In a rare scenario which led to both sides celebrating at the final whistle, the Latics were deemed safe on account of results elsewhere – namely defeats for relegation rivals Rochdale and Northampton Town.
As for the Tigers, they sealed the title with a victory that was coupled up by a draw for Peterborough United.
During five chaotic first half minutes, goals from Keane Lewis-Potter and George Honeyman cancelled out Joe Dodoo's momentary response.
But in truth, the result proved to hold little significance for Wigan – unbeaten in five games before making the trip across the M62 – as Rochdale and the Cobblers were beaten by Doncaster Rovers and Blackpool respectively.
Josh Magennis added a third for Hull midway through the second half.
Resisting the temptation to spring a surprise ahead of kick-off, Leam Richardson named an unchanged line-up for the fifth game running.
There was one alteration for Hull, meanwhile, as Richard Smallwood returned at the expense of Regan Slater.
As both sides took an initial look at what they were up against, Alfie Jones kept Dodoo at bay with a timely block, while at the other end Magennis prodded wide from inside the six-yard box.
However, with a sea of bodies in front of the Hull striker, it wasn't the most inviting chance.
Lee Evans took aim from distance for Wigan – and the visitors thought they should have been awarded a penalty when Callum Lang was felled. Not given.
No sooner than referee Bobby Madley waved away those protests, meanwhile, it was advantage Hull in pursuit of the League One title as Lewis-Potter nodded in an opener at the far post.
Wigan forged an instant response when Dodoo fired home after being picked out superbly by Will Keane – playing against his former club – but that wasn't to be the end of a frantic exchange.

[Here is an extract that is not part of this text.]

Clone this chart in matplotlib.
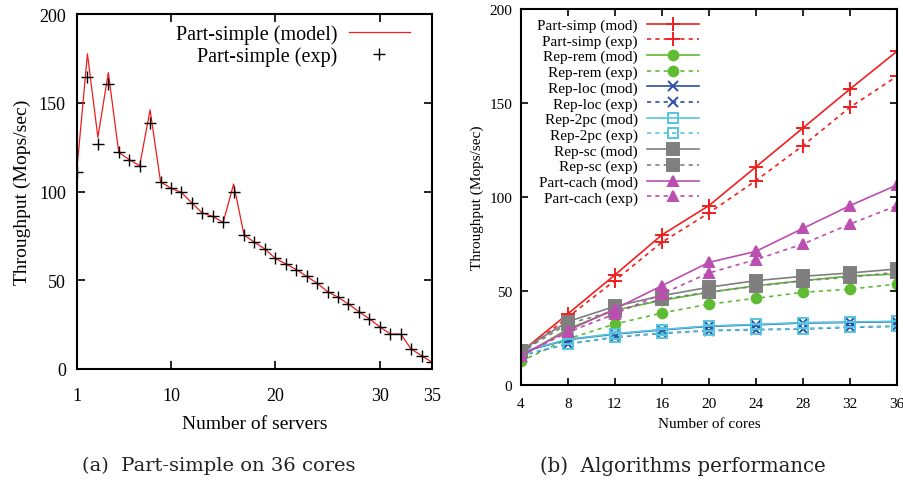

Indeed, visiting captain Jamie Jones was beaten for a second time in five minutes, although in truth there was little he could have done to keep out Honeyman's low strike.
Another strong penalty shout for the Latics – once again involving Lang – was rejected by Madley in the run-up to half-time, much to the dismay of Richardson, his backroom staff and players.
In isolation as a spectacle, things struggled to get going upon the restart.